The results carry a serious message for defenders and threat actors alike an AI can now close the gap between “we found a flaw” and “here is a working exploit.”

Earlier frontier models tested by Cloudflare could identify individual vulnerabilities and write coherent write-ups about why they mattered. What they consistently failed to do was finish the job. Exploit chains were left incomplete, and exploitability remained unproven.

Mythos Preview changes that in two concrete ways.

Exploit chain construction enables the model to take multiple low-severity primitives a use-after-free bug, an arbitrary read/write, a return-oriented programming (ROP) gadget and reason about how they combine into a single, higher-severity working exploit. Bugs that would have quietly rotted in a security backlog become actionable attack paths.

Proof generation means the model writes code to trigger a suspected bug, compiles it in a sandboxed environment, runs it, reads the failure, adjusts its hypothesis, and iterates until exploitability is confirmed or ruled out.

Every confirmed finding arrives with a PoC attached, dramatically reducing triage time for security teams.

False positives remain a persistent challenge in AI-driven vulnerability research. Two factors dominate noise rates: programming language (C and C++ codebases produced significantly more false findings than memory-safe languages like Rust) and model bias toward speculative reporting, flooding triage queues with hedged language like “possibly” and “could in theory.”

Mythos Preview noticeably reduces this problem. Its output features fewer hedged conclusions, clearer reproduction steps, and PoC code that compresses the fix-or-dismiss decision considerably.

Cloudflare found that pointing any AI model directly at a full repository produces poor coverage.

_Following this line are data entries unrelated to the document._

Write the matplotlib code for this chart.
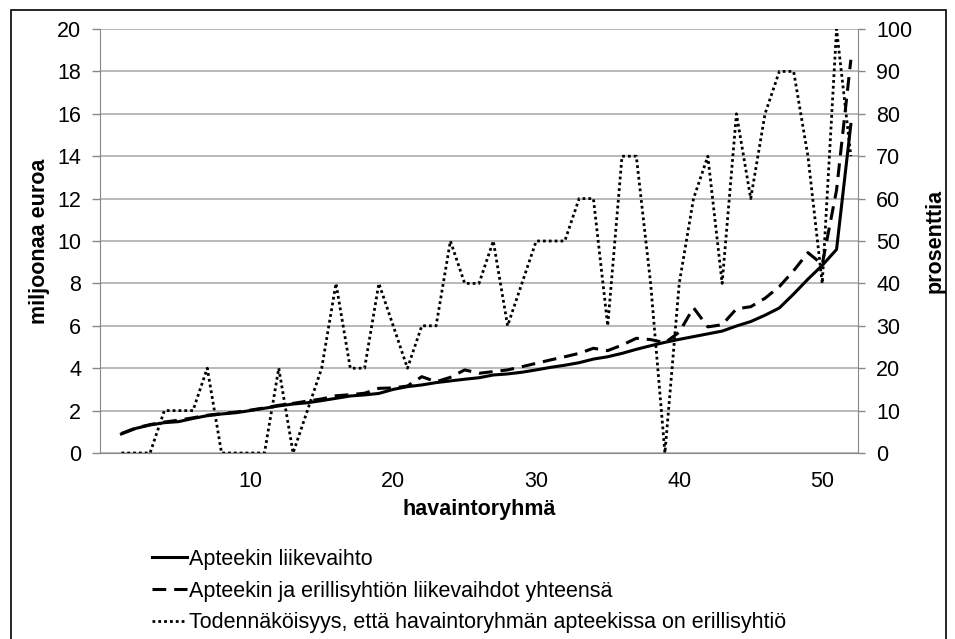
import matplotlib
matplotlib.use("Agg")
import matplotlib.pyplot as plt
from matplotlib.patches import Rectangle

plt.rcParams['font.family'] = ['Liberation Sans', 'DejaVu Sans']

# ---- data ----
groups = list(range(1, 53))
liikevaihto = [0.90, 1.16, 1.32, 1.43, 1.48, 1.63, 1.76, 1.84, 1.90, 2.00,
               2.11, 2.22, 2.31, 2.37, 2.47, 2.58, 2.69, 2.74, 2.81, 3.00,
               3.13, 3.21, 3.32, 3.40, 3.48, 3.55, 3.68, 3.73, 3.81, 3.92,
               4.04, 4.14, 4.26, 4.43, 4.54, 4.70, 4.89, 5.06, 5.22, 5.36,
               5.49, 5.62, 5.75, 5.99, 6.20, 6.50, 6.84, 7.50, 8.20, 8.85,
               9.60, 15.5]
yhteensa = [0.92, 1.18, 1.34, 1.46, 1.55, 1.66, 1.78, 1.86, 1.93, 2.02,
            2.13, 2.25, 2.34, 2.45, 2.55, 2.70, 2.75, 2.82, 3.05, 3.07,
            3.16, 3.60, 3.36, 3.57, 3.92, 3.76, 3.84, 3.92, 4.07, 4.23,
            4.39, 4.54, 4.70, 4.94, 4.83, 5.09, 5.41, 5.35, 5.20, 5.70,
            6.85, 5.95, 6.05, 6.80, 6.90, 7.30, 7.85, 8.60, 9.45, 8.90,
            12.4, 18.55]
todennakoisyys = [0, 0, 0, 10, 10, 10, 20, 0, 0, 0,
                  0, 20, 0, 10, 20, 40, 20, 20, 40, 30,
                  20, 30, 30, 50, 40, 40, 50, 30, 40, 50,
                  50, 50, 60, 60, 30, 70, 70, 40, 0, 40,
                  60, 70, 40, 80, 60, 80, 90, 90, 70, 40,
                  100, 70]
x_ticks = [10, 20, 30, 40, 50]
left_ticks = list(range(0, 21, 2))
right_ticks = list(range(0, 101, 10))
labels = ["Apteekin liikevaihto",
          "Apteekin ja erillisyhtiön liikevaihdot yhteensä",
          "Todennäköisyys, että havaintoryhmän apteekissa on erillisyhtiö"]

W, H = 955, 639
fig = plt.figure(figsize=(W / 100, H / 100), dpi=100)
ax = fig.add_axes([100 / W, 1 - 453 / H, 758 / W, 424 / H])
ax2 = ax.twinx()

grid_c = '#a6a6a6'
spine_c = '#888888'
fs = 15.5

l1, = ax.plot(groups, liikevaihto, color='black', lw=2.2, solid_joinstyle='round', zorder=3)
l2, = ax.plot(groups, yhteensa, color='black', lw=2.2, dashes=(4.5, 2.6), zorder=3)
l3, = ax2.plot(groups, todennakoisyys, color='black', lw=2.0, dashes=(1, 1.1), zorder=3)

ax.set_xlim(-0.5, 52.5)
ax.set_ylim(0, 20)
ax2.set_ylim(0, 100)
ax.set_xticks(x_ticks)
ax.set_yticks(left_ticks)
ax2.set_yticks(right_ticks)

ax.yaxis.grid(True, color=grid_c, lw=1.1)
ax.set_axisbelow(True)

for a in (ax, ax2):
    a.spines['top'].set_visible(False)
ax.spines['right'].set_visible(False)
ax.spines['left'].set_color(spine_c)
ax.spines['bottom'].set_color(spine_c)
ax2.spines['left'].set_visible(False)
ax2.spines['bottom'].set_visible(False)
ax2.spines['right'].set_color(spine_c)

ax.tick_params(axis='y', direction='out', length=5.5, width=1, color=spine_c,
               labelsize=fs, pad=8)
ax.tick_params(axis='x', length=0, labelsize=fs, pad=13)
ax2.tick_params(axis='y', direction='out', length=5, width=1, color=spine_c,
                labelsize=fs, pad=8)

ax.set_ylabel('miljoonaa euroa', fontsize=fs, fontweight='bold', va='center')
ax.yaxis.set_label_coords((40 - 100) / 758, 0.5)
ax2.set_ylabel('prosenttia', fontsize=fs, fontweight='bold', rotation=90, va='center')
ax2.yaxis.set_label_coords((935 - 100) / 758, 0.5)
ax.set_xlabel('havaintoryhmä', fontsize=fs, fontweight='bold')
ax.xaxis.set_label_coords(0.5, (453 - 510) / 424)
ax.xaxis.label.set_va('center')

fig.legend([l1, l2, l3], labels, loc='upper left',
           bbox_to_anchor=(152 / W, 1 - 549 / H), frameon=False, fontsize=fs,
           handlelength=1.63, handletextpad=0.1, labelspacing=0.49,
           borderpad=0, borderaxespad=0)

fig.patches.append(Rectangle((11 / W, -0.02), (946 - 11) / W, 1.02 - 10 / H,
                             transform=fig.transFigure, fill=False,
                             edgecolor='black', lw=1.2))

fig.savefig('out.png', dpi=100)
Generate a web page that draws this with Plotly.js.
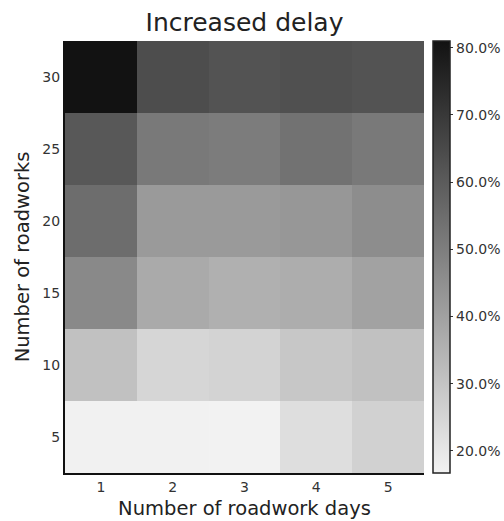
<!DOCTYPE html>
<html>
<head>
<meta charset="utf-8">
<script src="https://cdn.plot.ly/plotly-3.0.1.min.js"></script>
<style>html,body{margin:0;padding:0;background:#fff}#chart{width:504px;height:521px}</style>
</head>
<body>
<div id="chart"></div>
<script>
const days = [1, 2, 3, 4, 5];
const roadworks = [5, 10, 15, 20, 25, 30];
// increased delay (%) per row of roadworks (5..30), columns = days 1..5
const delay5  = [17.0, 17.0, 16.7, 22.3, 26.1];
const delay10 = [30.9, 24.7, 25.6, 29.1, 30.9];
const delay15 = [46.8, 37.3, 35.6, 36.4, 39.7];
const delay20 = [55.0, 42.1, 42.1, 42.9, 45.6];
const delay25 = [60.9, 51.5, 50.6, 53.3, 51.5];
const delay30 = [81.0, 64.2, 62.4, 63.3, 62.4];
const colorTicks = [20, 30, 40, 50, 60, 70, 80];

const z = [delay5, delay10, delay15, delay20, delay25, delay30];
const font = 'DejaVu Sans, sans-serif';

const trace = {
  type: 'heatmap',
  x: days,
  y: roadworks,
  z: z,
  zmin: 16.7,
  zmax: 81.0,
  colorscale: [[0, 'rgb(242,242,242)'], [1, 'rgb(18,18,18)']],
  xgap: 0, ygap: 0,
  colorbar: {
    x: 1.025, xanchor: 'left', xref: 'paper',
    y: 0.5, yanchor: 'middle', len: 1, lenmode: 'fraction',
    thickness: 17, thicknessmode: 'pixels',
    outlinewidth: 1.5, outlinecolor: '#222',
    tickvals: colorTicks,
    ticktext: colorTicks.map(v => v.toFixed(1) + '%'),
    ticks: 'outside', ticklen: 3, tickcolor: '#333',
    tickfont: {family: font, size: 14, color: '#333'},
    xpad: 0, ypad: 0
  }
};

const layout = {
  width: 504, height: 521,
  margin: {l: 65, r: 80, t: 41, b: 48, autoexpand: false},
  paper_bgcolor: '#fff', plot_bgcolor: '#fff',
  font: {family: font, color: '#222'},
  title: {text: 'Increased delay', font: {family: font, size: 25, color: '#222'},
          x: 0.5, xref: 'paper', xanchor: 'center', y: 0.958, yref: 'container', yanchor: 'middle'},
  xaxis: {
    title: {text: 'Number of roadwork days', font: {family: font, size: 19.5, color: '#222'}, standoff: 8},
    tickvals: days, ticktext: days.map(String),
    tickfont: {family: font, size: 14, color: '#333'},
    ticks: '', showgrid: false, zeroline: false,
    showline: true, linecolor: '#111', linewidth: 2,
    range: [0.5, 5.5]
  },
  yaxis: {
    title: {text: 'Number of roadworks', font: {family: font, size: 19.5, color: '#222'}, standoff: 8},
    tickvals: roadworks, ticktext: roadworks.map(String),
    tickfont: {family: font, size: 14, color: '#333'},
    ticks: '', showgrid: false, zeroline: false,
    showline: true, linecolor: '#111', linewidth: 2,
    range: [2.5, 32.5]
  }
};

Plotly.newPlot('chart', [trace], layout, {displayModeBar: false, staticPlot: true});
</script>
</body>
</html>
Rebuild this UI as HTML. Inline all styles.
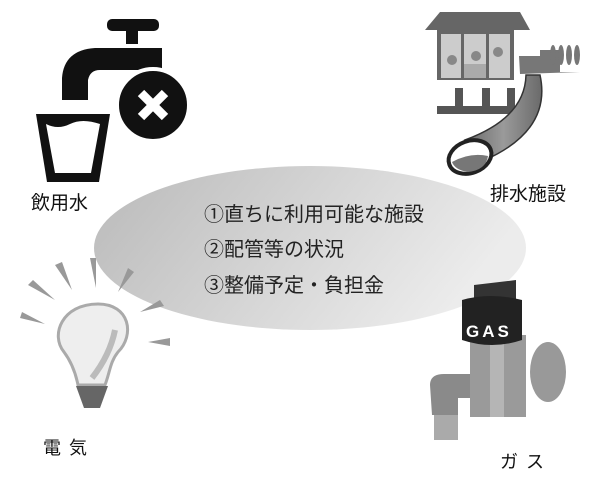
<!DOCTYPE html>
<html><head><meta charset="utf-8"><style>
html,body{margin:0;padding:0;background:#fff;width:600px;height:480px;overflow:hidden}
svg{display:block}
text{font-family:"Liberation Sans","Noto Sans CJK JP",sans-serif}
</style></head><body>
<svg width="600" height="480" viewBox="0 0 600 480" xmlns="http://www.w3.org/2000/svg">
<defs>
<linearGradient id="eg" x1="0" y1="0" x2="1" y2="0.3">
<stop offset="0" stop-color="#b9b9b9"/><stop offset="0.6" stop-color="#d8d8d8"/><stop offset="1" stop-color="#ececec"/>
</linearGradient>
<linearGradient id="pipe" x1="0" y1="0" x2="1" y2="0">
<stop offset="0" stop-color="#6a6a6a"/><stop offset="0.5" stop-color="#9a9a9a"/><stop offset="1" stop-color="#6a6a6a"/>
</linearGradient>
</defs>
<ellipse cx="310" cy="248" rx="216" ry="82" fill="url(#eg)"/>
<text x="204" y="221" font-size="20" fill="#222">①直ちに利用可能な施設</text>
<text x="204" y="256" font-size="20" fill="#222">②配管等の状況</text>
<text x="204" y="292" font-size="20" fill="#222">③整備予定・負担金</text>

<g fill="#111">
<rect x="107" y="19" width="52" height="12" rx="5"/>
<rect x="126" y="30" width="12" height="14"/>
<path d="M105 48 H162 V70 H100 Q90 70 88 80 V100 H62 V78 Q64 50 95 48 Z"/>
</g>
<circle cx="153" cy="105" r="36" fill="#111" stroke="#fff" stroke-width="4"/>
<path d="M141 93 L165 117 M165 93 L141 117" stroke="#fff" stroke-width="9"/>
<path d="M36 114 H110 L99 182 H47 Z" fill="#111"/>
<path d="M46 124 Q58 130 70 124 T100 124 L91 173 H55 Z" fill="#fff"/>
<text x="31" y="209" font-size="19" fill="#111">飲用水</text>

<g>
<path d="M425 30 L440 12 H520 L530 30 Z" fill="#666"/>
<rect x="437" y="30" width="77" height="50" fill="#666"/>
<rect x="441" y="34" width="20" height="44" fill="#ccc"/>
<rect x="464" y="34" width="22" height="44" fill="#ccc"/>
<rect x="489" y="34" width="21" height="44" fill="#ccc"/>
<circle cx="452" cy="60" r="5" fill="#888"/><circle cx="476" cy="56" r="5" fill="#888"/><circle cx="498" cy="52" r="5" fill="#888"/>
<rect x="464" y="64" width="22" height="14" fill="#aaa"/>
<rect x="437" y="106" width="94" height="8" fill="#555"/>
<rect x="455" y="88" width="8" height="20" fill="#555"/><rect x="482" y="88" width="8" height="20" fill="#555"/><rect x="507" y="88" width="8" height="20" fill="#555"/>
<path d="M519 56 H540 V50 H560 L560 72 H580 L520 74 Z" fill="#777"/>
<ellipse cx="553" cy="55" rx="3" ry="10" fill="#777"/><ellipse cx="561" cy="55" rx="3" ry="10" fill="#777"/><ellipse cx="569" cy="55" rx="3" ry="10" fill="#777"/><ellipse cx="577" cy="55" rx="3" ry="10" fill="#777"/>
<path d="M540 75 Q552 130 485 160 L465 140 Q525 118 526 75 Z" fill="url(#pipe)" stroke="#333" stroke-width="1.5"/>
<ellipse cx="470" cy="157" rx="22" ry="16" transform="rotate(-20 470 157)" fill="#fff" stroke="#222" stroke-width="4"/>
<path d="M452 162 Q470 152 488 156 Q486 170 468 172 Q455 170 452 162Z" fill="#777"/>
<text x="490" y="200" font-size="19" fill="#111">排水施設</text>
</g>

<g fill="#999">
<polygon points="55,265 62,262 72,290"/><polygon points="90,258 96,258 96,288"/><polygon points="128,268 134,272 118,292"/>
<polygon points="28,285 33,280 55,300"/><polygon points="160,300 164,306 140,312"/>
<polygon points="20,318 22,312 45,324"/><polygon points="170,338 170,346 148,342"/>
</g>
<path d="M98 304 C130 304 135 335 118 352 C110 362 110 372 105 385 H78 C75 370 70 360 64 352 C50 335 62 304 98 304Z" fill="#eee" stroke="#aaa" stroke-width="3"/>
<path d="M115 330 Q110 355 92 378" stroke="#bbb" stroke-width="6" fill="none"/>
<path d="M76 386 H108 L100 408 H84 Z" fill="#666"/>
<text x="43" y="454" font-size="18" fill="#111" letter-spacing="8">電気</text>

<ellipse cx="548" cy="372" rx="18" ry="30" fill="#999"/>
<rect x="470" y="335" width="56" height="82" fill="#9a9a9a"/>
<rect x="490" y="335" width="14" height="82" fill="#b5b5b5"/>
<path d="M474 285 L516 280 V300 H474 Z" fill="#333"/>
<path d="M462 300 Q490 292 522 300 V340 Q492 350 462 340 Z" fill="#222"/>
<text x="466" y="337" font-size="17" font-weight="bold" fill="#fff" letter-spacing="3">GAS</text>
<path d="M430 385 Q430 374 444 374 H470 V398 H458 V415 H432 Z" fill="#8a8a8a"/>
<rect x="434" y="415" width="24" height="25" fill="#aaa"/>
<text x="500" y="468" font-size="18" fill="#111" letter-spacing="8">ガス</text>
</svg>
</body></html>
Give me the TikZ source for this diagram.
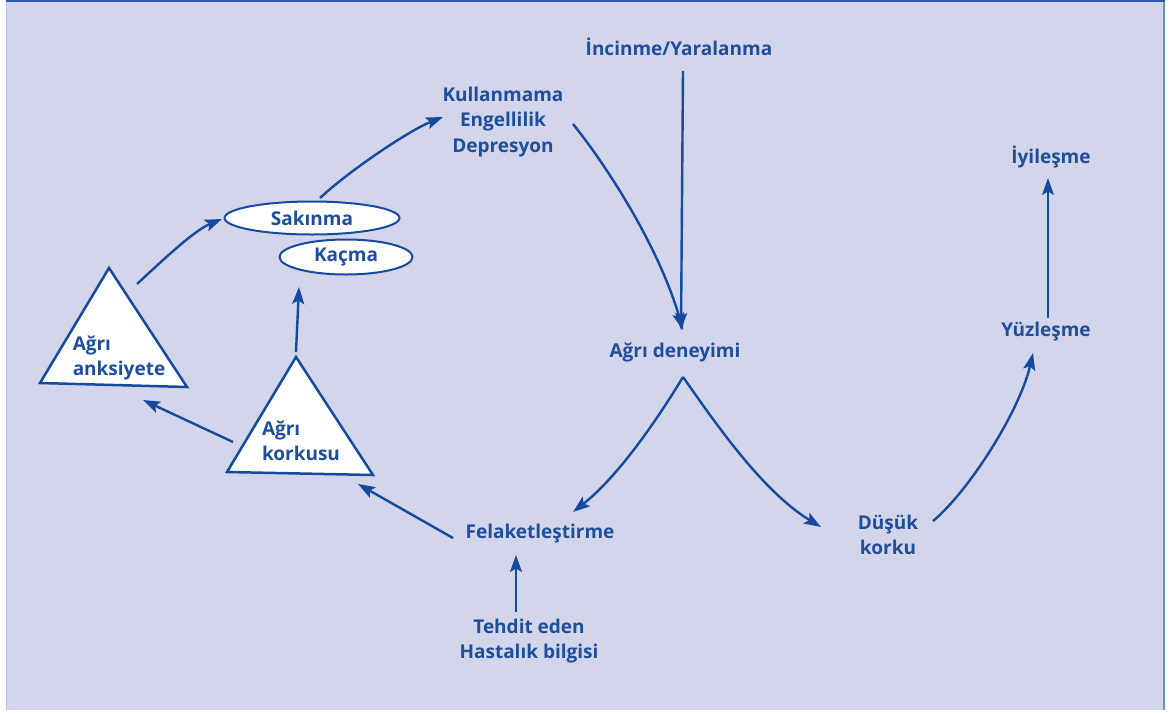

Effective AI vulnerability research requires a custom execution harness built around several key principles:

Narrow scope — each agent task is scoped to a specific function, attack class, and trust boundary rather than a broad repository sweep
Adversarial review — a second independent agent using a different prompt and model attempts to disprove each finding, catching a significant fraction of noise the first agent misses
Chain splitting — separating “is this code buggy?” from “can an attacker reach this externally?” as distinct tasks produces sharper reasoning on both
Parallel narrow tasks — running roughly fifty concurrent agents on tightly scoped hypotheses, then deduplicating results, outperforms any single exhaustive agent

Their full pipeline spans recon, hunt, validate, gapfill, dedupe, trace, feedback, and report stages — with a final trace stage determining whether attacker-controlled input can actually reach a confirmed bug from an external entry point.

Despite operating under reduced safeguards within Project Glasswing, Mythos Preview exhibited organic refusals in some cases declining to write demonstration exploits, then completing equivalent tasks when framed differently.

Cloudflare flagged this directly: emergent guardrails are not a reliable safety boundary. Any future general availability of capable cyber-focused models will require additional, consistent safeguards layered on top.

The dual-use reality is explicit. The same capabilities that accelerated Cloudflare’s internal bug discovery will accelerate attacks against internet-facing applications.

Architectural defenses that sit in front of applications, limit blast radius, and enable simultaneous global patch rollout are increasingly urgent as the window between vulnerability disclosure and active exploitation continues to shrink.